The company's share price is now above its close on the day of listing.
"We were one of the first players in the Beetaloo in 2009," managing director Joel Riddle says. The American Riddle has been with Tamboran since 2013.
The company partners with operator Santos in EP161 in the Northern Territory. It holds its own acreage nearby and plans to drill well Maverick-1 based on learnings from the Tanumbirini wells it shares with the large Adelaide company. Tanumbirini 3H was drilled to measured depth of 4857 metres in early November.
"To give a little context, industry originally came out to explore for conventional traps in the 1970s and 1980s and didn't have any success. What we saw in 2009 was a basin that potentially could be explored from a shale perspective. In the US the shale revolution really got going in the early 2000s," Riddle said.
"We were an early mover and saw the Beetaloo as having the same characteristics.... After acquiring our permit in 2012 we drilled a basin opening well in 2013."
Explorers had to wait through several moratoriums on exploring with four inquiries over 10 years.
The most recent inquiry, led by Justice Rachel Pepper, found that provided its 139 recommendations were stuck to, the practice was safe. The moratorium was lifted in 2018 after being imposed in 2016.
It also mapped a process to develop an appropriate regulatory regime and a social license process. Drilling restarted the following year and ramped up through 2020.

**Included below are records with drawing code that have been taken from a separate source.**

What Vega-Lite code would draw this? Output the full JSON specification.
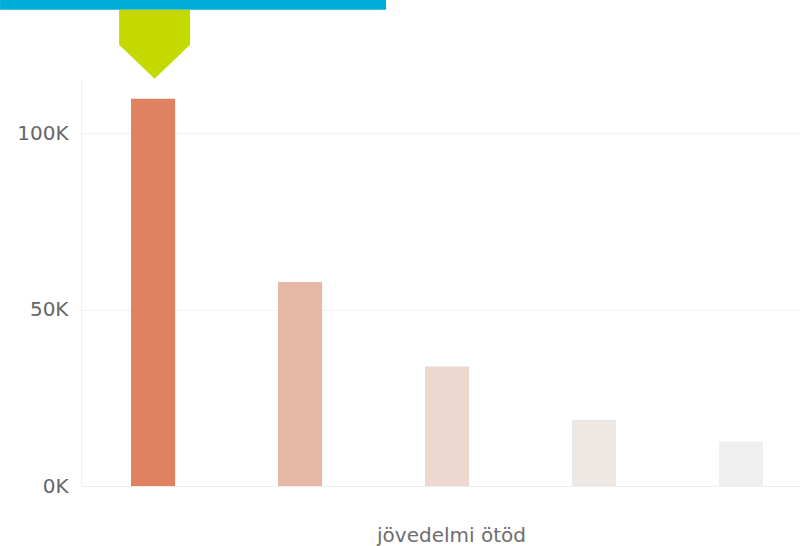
{
  "$schema": "https://vega.github.io/schema/vega-lite/v6.json",
  "width": 719,
  "height": 406,
  "autosize": {"type": "none"},
  "padding": {"left": 81, "top": 80, "right": 0, "bottom": 60},
  "background": "white",
  "config": {"view": {"stroke": null}, "font": "DejaVu Sans"},
  "data": {
    "values": [
      {"otod": "1", "ertek": 109800},
      {"otod": "2", "ertek": 57800},
      {"otod": "3", "ertek": 33900},
      {"otod": "4", "ertek": 18800},
      {"otod": "5", "ertek": 12600}
    ]
  },
  "encoding": {
    "x": {
      "field": "otod",
      "type": "nominal",
      "sort": null,
      "scale": {"paddingInner": 0.7, "paddingOuter": 0.296, "align": 0.575},
      "axis": {
        "title": "jövedelmi ötöd",
        "labels": false,
        "ticks": false,
        "domain": true,
        "domainColor": "#eeeeee",
        "domainWidth": 1,
        "titleFont": "DejaVu Sans",
        "titleFontSize": 20,
        "titleFontWeight": "normal",
        "titleColor": "#6e6e6e",
        "titleX": 370,
        "titleY": 55,
        "titleBaseline": "alphabetic"
      }
    },
    "y": {
      "field": "ertek",
      "type": "quantitative",
      "scale": {"domain": [0, 115100], "nice": false},
      "axis": {
        "title": null,
        "values": [0, 50000, 100000],
        "labelExpr": "format(datum.value / 1000, 'd') + 'K'",
        "labelFont": "DejaVu Sans",
        "labelFontSize": 20,
        "labelColor": "#666666",
        "labelPadding": 13,
        "ticks": false,
        "domain": true,
        "domainColor": "#f0f0f0",
        "grid": true,
        "gridColor": "#f2f2f2",
        "gridWidth": 1
      }
    }
  },
  "layer": [
    {
      "mark": {"type": "bar"},
      "encoding": {
        "color": {
          "field": "otod",
          "type": "nominal",
          "scale": {
            "domain": ["1", "2", "3", "4", "5"],
            "range": ["#DF8262", "#E8B8A6", "#EDD7CF", "#EEE8E5", "#EFEFEF"]
          },
          "legend": null
        }
      }
    },
    {
      "transform": [{"filter": "datum.otod === '1'"}],
      "mark": {
        "type": "point",
        "filled": true,
        "opacity": 1,
        "size": 40000,
        "color": "#00ADD8",
        "shape": "M-1.53,-0.995H2.33V-0.89H-1.53Z"
      },
      "encoding": {}
    },
    {
      "transform": [{"filter": "datum.otod === '1'"}],
      "mark": {
        "type": "point",
        "filled": true,
        "opacity": 1,
        "size": 40000,
        "color": "#C4D900",
        "shape": "M-0.34,-0.89L0.37,-0.89L0.37,-0.54L0.015,-0.2L-0.34,-0.54Z"
      },
      "encoding": {}
    }
  ]
}
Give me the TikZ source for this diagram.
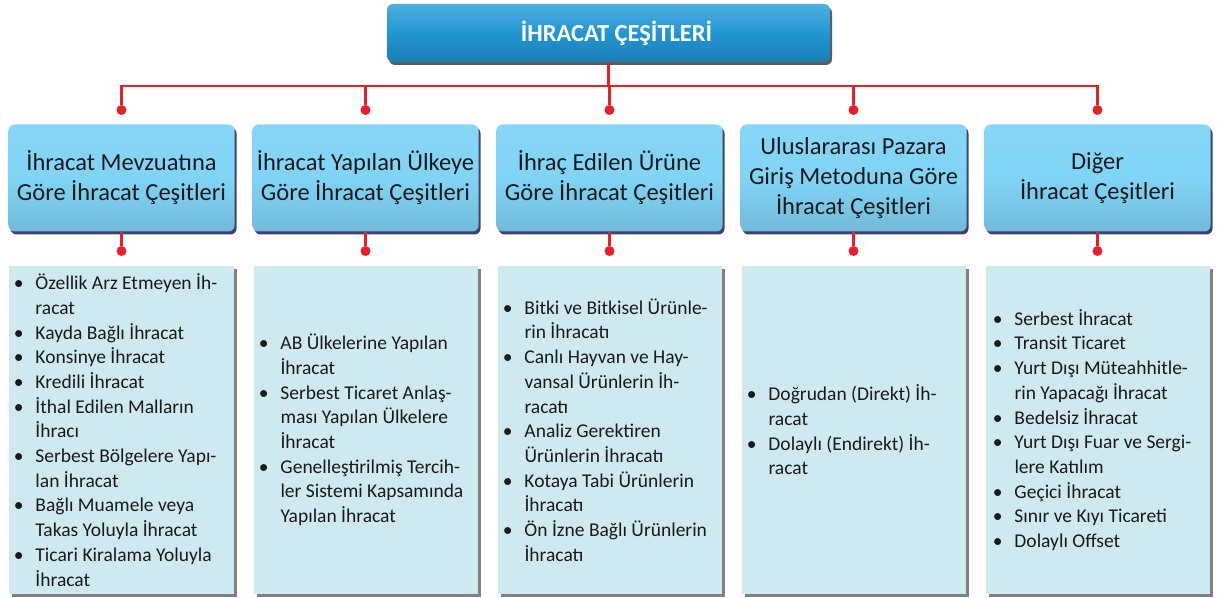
\documentclass[tikz,border=0pt]{standalone}
\usepackage{fontspec}
\setmainfont{Carlito}
\usetikzlibrary{shadows}
\definecolor{titleblue}{RGB}{32,150,211}
\definecolor{titletop}{RGB}{80,175,225}
\definecolor{catblue}{RGB}{128,212,246}
\definecolor{listblue}{RGB}{206,234,240}
\definecolor{linered}{RGB}{232,30,40}
\definecolor{inkgray}{RGB}{25,25,25}
\newcommand{\itm}{\makebox[0pt][r]{\textbullet\hspace{12bp}}}

\begin{document}
\begin{tikzpicture}[x=1bp, y=-1bp,
    titlebox/.style={rounded corners=6bp, top color=titletop, bottom color=titleblue!85!black,
        middle color=titleblue, minimum width=443bp, minimum height=58bp,
        text=white, font=\fontsize{24.5bp}{28bp}\selectfont\bfseries,
        drop shadow={shadow xshift=2bp, shadow yshift=-3bp, fill=black!80, opacity=.8}},
    catbox/.style={rounded corners=6bp, top color=catblue!95!white, bottom color=catblue!88!black,
        middle color=catblue, minimum width=226bp, minimum height=107bp,
        align=center, text=inkgray, font=\fontsize{24.5bp}{30bp}\selectfont,
        drop shadow={shadow xshift=2bp, shadow yshift=-3bp, fill=black!75!blue, opacity=.75}},
    listbox/.style={fill=listblue, minimum width=224bp, minimum height=328bp,
        drop shadow={shadow xshift=3bp, shadow yshift=-3bp, fill=black!55, opacity=.9}},
    listtext/.style={anchor=west, align=left, inner sep=0pt, text=inkgray,
        font=\fontsize{19.5bp}{24.7bp}\selectfont},
    dot/.style={circle, fill=linered, inner sep=0pt, minimum size=10bp},
    redline/.style={draw=linered, line width=2.4bp}]

    % Frame of the page
    \useasboundingbox (0,0) rectangle (1221,598);

    % Main title
    \node[titlebox] (top) at (608.5,33) {\hspace*{16bp}İHRACAT ÇEŞİTLERİ};

    % Category boxes
    \node[catbox] (c1) at (121.5,178) {İhracat Mevzuatına\\Göre İhracat Çeşitleri};
    \node[catbox] (c2) at (365.5,178) {İhracat Yapılan Ülkeye\\Göre İhracat Çeşitleri};
    \node[catbox] (c3) at (609.5,178) {İhraç Edilen Ürüne\\Göre İhracat Çeşitleri};
    \node[catbox] (c4) at (853.5,178) {Uluslararası Pazara\\Giriş Metoduna Göre\\İhracat Çeşitleri};
    \node[catbox] (c5) at (1097.5,178) {Diğer\\İhracat Çeşitleri};

    % List boxes
    \foreach \i in {1,...,5}
        \node[listbox] (b\i) at (c\i |- 0,430) {};

    % List texts
    \node[listtext] (t1) at ([xshift=26bp]b1.west) {\itm Özellik Arz Etmeyen İh-\\racat\\
        \itm Kayda Bağlı İhracat\\\itm Konsinye İhracat\\\itm Kredili İhracat\\
        \itm İthal Edilen Malların\\İhracı\\\itm Serbest Bölgelere Yapı-\\lan İhracat\\
        \itm Bağlı Muamele veya\\Takas Yoluyla İhracat\\\itm Ticari Kiralama Yoluyla\\İhracat};
    \node[listtext] (t2) at ([xshift=27bp]b2.west) {\itm AB Ülkelerine Yapılan\\İhracat\\
        \itm Serbest Ticaret Anlaş-\\ması Yapılan Ülkelere\\İhracat\\
        \itm Genelleştirilmiş Tercih-\\ler Sistemi Kapsamında\\Yapılan İhracat};
    \node[listtext] (t3) at ([xshift=27bp]b3.west) {\itm Bitki ve Bitkisel Ürünle-\\rin İhracatı\\
        \itm Canlı Hayvan ve Hay-\\vansal Ürünlerin İh-\\racatı\\
        \itm Analiz Gerektiren\\Ürünlerin İhracatı\\\itm Kotaya Tabi Ürünlerin\\İhracatı\\
        \itm Ön İzne Bağlı Ürünlerin\\İhracatı};
    \node[listtext] (t4) at ([xshift=27bp]b4.west) {\itm Doğrudan (Direkt) İh-\\racat\\
        \itm Dolaylı (Endirekt) İh-\\racat};
    \node[listtext] (t5) at ([xshift=29bp]b5.west) {\itm Serbest İhracat\\\itm Transit Ticaret\\
        \itm Yurt Dışı Müteahhitle-\\rin Yapacağı İhracat\\\itm Bedelsiz İhracat\\
        \itm Yurt Dışı Fuar ve Sergi-\\lere Katılım\\\itm Geçici İhracat\\
        \itm Sınır ve Kıyı Ticareti\\\itm Dolaylı Offset};

    % Red connectors
    \coordinate (hub) at ([yshift=-24bp]top.south);
    \draw[redline] (top.south) -- (hub);
    \foreach \i in {1,...,5} {
        \node[dot] (d\i) at (c\i |- 0,110) {};
        \node[dot] (e\i) at (c\i |- 0,251) {};
        \draw[redline] (hub) -| (d\i);
        \draw[redline] (c\i.south) -- (e\i);
    }

\end{tikzpicture}
\end{document}
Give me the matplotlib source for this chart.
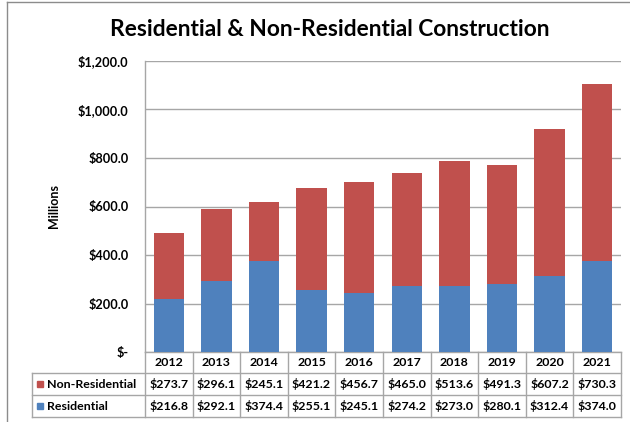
import matplotlib
matplotlib.use("Agg")
import matplotlib.pyplot as plt
from matplotlib.lines import Line2D
from matplotlib.patches import Rectangle
from matplotlib.ticker import FuncFormatter

years = ["2012", "2013", "2014", "2015", "2016", "2017", "2018", "2019", "2020", "2021"]
residential = [216.8, 292.1, 374.4, 255.1, 245.1, 274.2, 273.0, 280.1, 312.4, 374.0]
non_residential = [273.7, 296.1, 245.1, 421.2, 456.7, 465.0, 513.6, 491.3, 607.2, 730.3]
series_names = ["Non-Residential", "Residential"]
title = "Residential & Non-Residential Construction"
y_label = "Millions"
y_ticks = [0, 200, 400, 600, 800, 1000, 1200]

BLUE = "#4F81BD"
RED = "#C0504D"
GRID = "#A6A6A6"
FONT = "Lato"

plt.rcParams['font.family'] = [FONT, 'DejaVu Sans']

W, H = 630, 422
fig = plt.figure(figsize=(W / 100, H / 100), dpi=100)

# axes position in pixels
L, R, T, B = 145, 621, 61, 352
ax = fig.add_axes([L / W, 1 - B / H, (R - L) / W, (B - T) / H])

x = list(range(len(years)))
ax.bar(x, residential, width=0.64, color=BLUE, zorder=3)
ax.bar(x, non_residential, width=0.64, bottom=residential, color=RED, zorder=3)

ax.set_xlim(-0.5, len(years) - 0.5)
ax.set_ylim(0, 1200)
ax.set_yticks(y_ticks)
ax.yaxis.set_major_formatter(FuncFormatter(lambda v, p: "$-" if v == 0 else f"${v:,.1f}"))
ax.tick_params(axis='y', length=0, pad=12, labelsize=9.2)
for lab in ax.get_yticklabels():
    lab.set_fontweight('bold')
ax.set_xticks([])
ax.grid(axis='y', color=GRID, linewidth=1, zorder=0)
for s in ['top', 'right', 'bottom']:
    ax.spines[s].set_visible(False)
ax.spines['left'].set_color(GRID)
ax.spines['left'].set_linewidth(1)

ax.set_ylabel(y_label, fontsize=9, fontweight='bold', labelpad=13)

fig.text(330 / W, 1 - 29 / H, title, ha='center', va='center', fontsize=16.4, fontweight='bold')

# data table below axes
ph = B - T
pw = R - L
def fy(py):
    return (B - py) / ph
def fx(px):
    return (px - L) / pw

row_lines = [352, 373, 395, 417]
colw = pw / len(years)
tab_left = 32
kw = dict(transform=ax.transAxes, clip_on=False, color=GRID, linewidth=1)
# horizontal
ax.plot([fx(L), fx(R)], [fy(352), fy(352)], **kw)
for py in row_lines[1:]:
    ax.plot([fx(tab_left), fx(R)], [fy(py), fy(py)], **kw)
# vertical
ax.plot([fx(L), fx(L)], [fy(352), fy(417)], **kw)
ax.plot([fx(tab_left), fx(tab_left)], [fy(373), fy(417)], **kw)
for k in range(1, len(years) + 1):
    px = L + colw * k
    ax.plot([fx(px), fx(px)], [fy(352), fy(417)], **kw)

tk = dict(transform=ax.transAxes, ha='center', va='center', fontsize=8.9, fontweight='bold', clip_on=False)
for i, yr in enumerate(years):
    cx = fx(L + colw * (i + 0.5))
    ax.text(cx, fy(362.5), yr, **tk)
    ax.text(cx, fy(384), f"${non_residential[i]:,.1f}", **tk)
    ax.text(cx, fy(406), f"${residential[i]:,.1f}", **tk)

for name, col, cy in [(series_names[0], RED, 384), (series_names[1], BLUE, 406)]:
    ax.add_patch(Rectangle((fx(37), fy(cy + 3)), 6 / pw, 6 / ph, transform=ax.transAxes,
                           clip_on=False, color=col))
    ax.text(fx(47), fy(cy), name, transform=ax.transAxes, ha='left', va='center',
            fontsize=8.9, fontweight='bold', clip_on=False)

# outer chart frame (left and top)
fig.add_artist(Line2D([7 / W, 7 / W], [0, 1 - 2 / H], color="#8C8C8C", linewidth=1))
fig.add_artist(Line2D([7 / W, 1], [1 - 2 / H, 1 - 2 / H], color="#8C8C8C", linewidth=1))

fig.savefig("out.png", dpi=100, facecolor="white")
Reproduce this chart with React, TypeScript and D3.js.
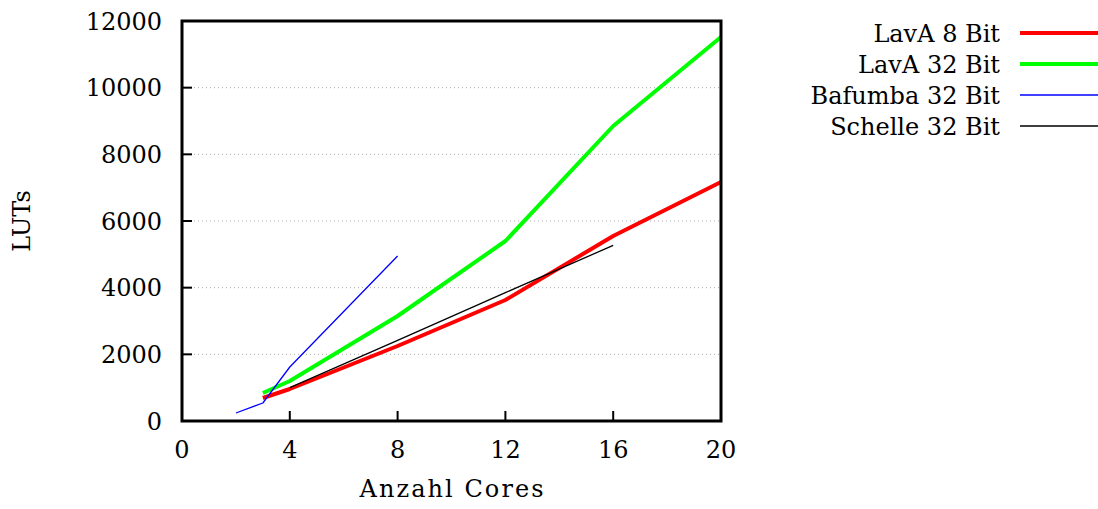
import React from 'react';
import * as d3 from 'd3';

// values
const lava8X = [3, 4, 8, 12, 16, 20];
const lava8Y = [690, 960, 2250, 3630, 5550, 7170];
const lava32X = [3, 4, 8, 12, 16, 20];
const lava32Y = [840, 1200, 3150, 5400, 8850, 11520];
const bafumbaX = [2, 3, 4, 8];
const bafumbaY = [240, 540, 1620, 4950];
const schelleX = [4, 8, 12, 16];
const schelleY = [1000, 2420, 3850, 5270];

const xTicks = [0, 4, 8, 12, 16, 20];
const yTicks = [0, 2000, 4000, 6000, 8000, 10000, 12000];

const series = [
  { name: 'LavA 8 Bit', xs: lava8X, ys: lava8Y, color: '#ff0000', width: 4 },
  { name: 'LavA 32 Bit', xs: lava32X, ys: lava32Y, color: '#00ff00', width: 4 },
  { name: 'Bafumba 32 Bit', xs: bafumbaX, ys: bafumbaY, color: '#0000ff', width: 1.3 },
  { name: 'Schelle 32 Bit', xs: schelleX, ys: schelleY, color: '#000000', width: 1.3 },
];

const W = 1098;
const H = 509;
const margin = { top: 21, right: 377, bottom: 88, left: 182 };
const font = "'DejaVu Serif', 'Liberation Serif', serif";
const fs = 24;

const App = () => {
  const x = d3.scaleLinear().domain([0, 20]).range([margin.left, W - margin.right]);
  const y = d3.scaleLinear().domain([0, 12000]).range([H - margin.bottom, margin.top]);
  const line = d3.line<[number, number]>()
    .x(d => x(d[0]))
    .y(d => y(d[1]));

  return (
    <svg width={W} height={H} style={{ position: 'absolute', left: 0, top: 0, background: '#fff' }}>
      {/* grid */}
      {yTicks.slice(1, -1).map(t => (
        <line key={'g' + t} x1={x(0)} x2={x(20)} y1={y(t)} y2={y(t)}
          stroke="#aaa" strokeWidth={1} strokeDasharray="1,3" />
      ))}
      {/* ticks */}
      {yTicks.map(t => (
        <g key={'y' + t}>
          <line x1={x(0)} x2={x(0) + 10} y1={y(t)} y2={y(t)} stroke="#000" strokeWidth={2} />
          <text x={x(0) - 20} y={y(t)} dy="0.36em" textAnchor="end" fontFamily={font} fontSize={fs}>{t}</text>
        </g>
      ))}
      {xTicks.map(t => (
        <g key={'x' + t}>
          <line x1={x(t)} x2={x(t)} y1={y(0)} y2={y(0) - 10} stroke="#000" strokeWidth={2} />
          <text x={x(t)} y={y(0) + 37} textAnchor="middle" fontFamily={font} fontSize={fs}>{t}</text>
        </g>
      ))}
      {/* data */}
      {series.map(s => (
        <path key={s.name}
          d={line(s.xs.map((v, i) => [v, s.ys[i]] as [number, number])) || ''}
          fill="none" stroke={s.color} strokeWidth={s.width} strokeLinejoin="round" />
      ))}
      {/* frame */}
      <rect x={x(0)} y={y(12000)} width={x(20) - x(0)} height={y(0) - y(12000)}
        fill="none" stroke="#000" strokeWidth={3} />
      {/* axis labels */}
      <text x={x(10)} y={H - 12} textAnchor="middle" fontFamily={font} fontSize={fs} textLength={184}>Anzahl Cores</text>
      <text transform={`translate(${30},${y(6000)}) rotate(-90)`} textAnchor="middle" fontFamily={font} fontSize={fs}>LUTs</text>
      {/* legend */}
      {series.map((s, i) => (
        <g key={'l' + s.name}>
          <text x={1000} y={33 + i * 31} dy="0.36em" textAnchor="end" fontFamily={font} fontSize={fs}>{s.name}</text>
          <line x1={1020} x2={1098} y1={33 + i * 31} y2={33 + i * 31} stroke={s.color} strokeWidth={s.width === 4 ? 4 : 1.5} />
        </g>
      ))}
    </svg>
  );
};

export default App;
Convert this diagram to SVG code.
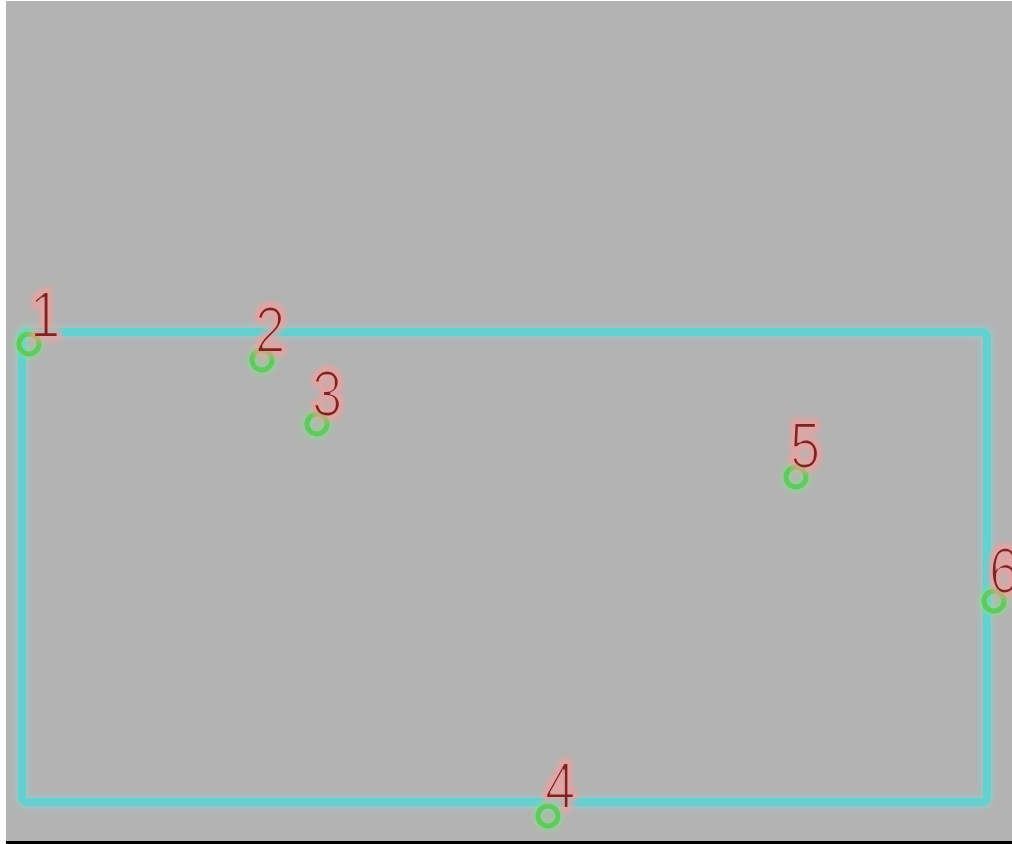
<svg xmlns="http://www.w3.org/2000/svg" width="1012" height="844" viewBox="0 0 1012 844">
<defs>
<style>
.num{font-family:"Liberation Sans",Arial,sans-serif;font-size:64px}
.glow{fill:#ff9a9a;stroke:#ff9a9a;stroke-width:10;stroke-linejoin:round;opacity:0.6;filter:url(#blur)}
.core{fill:#7e2424;filter:url(#thin)}
.ring{fill:none;stroke:#62c862;stroke-width:5}
.ringglow{fill:none;stroke:#80e880;stroke-width:11;opacity:0.5;filter:url(#blur)}
</style>
<filter id="blur" x="-50%" y="-50%" width="200%" height="200%"><feGaussianBlur stdDeviation="2.5"/></filter>
<filter id="thin" x="-20%" y="-20%" width="140%" height="140%"><feMorphology operator="erode" radius="0.6"/></filter>
</defs>
<rect x="0" y="0" width="1012" height="844" fill="#ffffff"/>
<rect x="6" y="1" width="1006" height="840" fill="#b3b3b3"/>
<rect x="6" y="841" width="1006" height="3" fill="#000000"/>
<g id="connectors">
<rect x="22" y="332" width="965" height="470" rx="5" fill="none" stroke="#7fe0e0" stroke-width="13" opacity="0.45" filter="url(#blur)"/>
<rect x="22" y="332" width="965" height="470" rx="5" fill="none" stroke="#66cfcf" stroke-width="8"/>
</g>
<g id="node1">
<circle class="ringglow" cx="29" cy="344" r="10"/><circle class="ring" cx="29" cy="344" r="10"/>
<text class="num glow" x="30" y="337" transform="translate(30 337) scale(0.85 1) translate(-30 -337)">1</text>
<text class="num core" x="30" y="337" transform="translate(30 337) scale(0.85 1) translate(-30 -337)">1</text>
</g>
<g id="node2">
<circle class="ringglow" cx="262" cy="360" r="10"/><circle class="ring" cx="262" cy="360" r="10"/>
<text class="num glow" x="255" y="352" transform="translate(255 352) scale(0.85 1) translate(-255 -352)">2</text>
<text class="num core" x="255" y="352" transform="translate(255 352) scale(0.85 1) translate(-255 -352)">2</text>
</g>
<g id="node3">
<circle class="ringglow" cx="317" cy="424" r="10"/><circle class="ring" cx="317" cy="424" r="10"/>
<text class="num glow" x="312" y="416" transform="translate(312 416) scale(0.85 1) translate(-312 -416)">3</text>
<text class="num core" x="312" y="416" transform="translate(312 416) scale(0.85 1) translate(-312 -416)">3</text>
</g>
<g id="node4">
<circle class="ringglow" cx="548" cy="816" r="10"/><circle class="ring" cx="548" cy="816" r="10"/>
<text class="num glow" x="545" y="808" transform="translate(545 808) scale(0.85 1) translate(-545 -808)">4</text>
<text class="num core" x="545" y="808" transform="translate(545 808) scale(0.85 1) translate(-545 -808)">4</text>
</g>
<g id="node5">
<circle class="ringglow" cx="796" cy="477" r="10"/><circle class="ring" cx="796" cy="477" r="10"/>
<text class="num glow" x="790" y="468" transform="translate(790 468) scale(0.85 1) translate(-790 -468)">5</text>
<text class="num core" x="790" y="468" transform="translate(790 468) scale(0.85 1) translate(-790 -468)">5</text>
</g>
<g id="node6">
<circle class="ringglow" cx="994" cy="601" r="10"/><circle class="ring" cx="994" cy="601" r="10"/>
<text class="num glow" x="989" y="593" transform="translate(989 593) scale(0.85 1) translate(-989 -593)">6</text>
<text class="num core" x="989" y="593" transform="translate(989 593) scale(0.85 1) translate(-989 -593)">6</text>
</g>
</svg>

Currently there are three exploration teams in the Beetaloo proper: Operator Santos and junior partner Tamboran Resources, Origin and Ireland's Falcon Oil and Gas, and Empire Energy, which is flying solo and which recently began drilling its first horizontal well at Carpentaria-2H.
There is a high quality shale in the area, Riddle says, noting the mid-Velkerri which has the same characteristics as one the US' most prolific shale basins, the Marcellus, which is the most frequent comparison.
"Following that discovery a lot of activity picked up, there was a lot drilled by Origin to the west of us."
Hess moved in, as did the private Pangaea, since acquired by fellow explorer Empire Energy.
"Right as that activity was picking up there was a moratorium in late 2016 and this really slowed the industry down a few years. It picked up again in 2019."
"We were able to drill Tanumbirini-1 and do a vertical flow test... similarities on the log with Marcellus," he said.
"This gave us a lot of confidence with Santos to get active this year... we are drilling two horizontal wells as we speak... if they produce as we hope, it will kick off a development project in the core area where we are focussed as a company."
Unlike Empire's Carpentaria-1 well, this is what he calls a "very dry gas play" with certifiers Netherland Sewell and Associates suggesting only five barrels of condensate per million cubic feet of gas.
"We've completed our first horizontal well a few months ago and we're drilling our second now."
He said the partners will flow both within the next two months.
"It's quite exciting, actually, what we've seen so far."
Tanumbirini-1 vertical frac showed that 80% of flowback came from the sweet spot in the Mid-Velkerri B, the primary target for most Beetaloo explorers.
"What we saw was very naturally fractured shale, unlike other shale plays that are not as productive, you don't have to frac as much (with this one)."
Flow testing will take between 90-180 days, so the partners can see what the decline looks like and how performance truly lines up with the Marcellus. He said the plan is to produce up to 100 terajoules a day.
"We're going to learn information from those two wells we are drilling with Santos, deploying those learnings in our next well which we plan to drill next year.
This article was developed from a special edition feature discussion for the annual Northern Territory Resources Week and SEAAOC.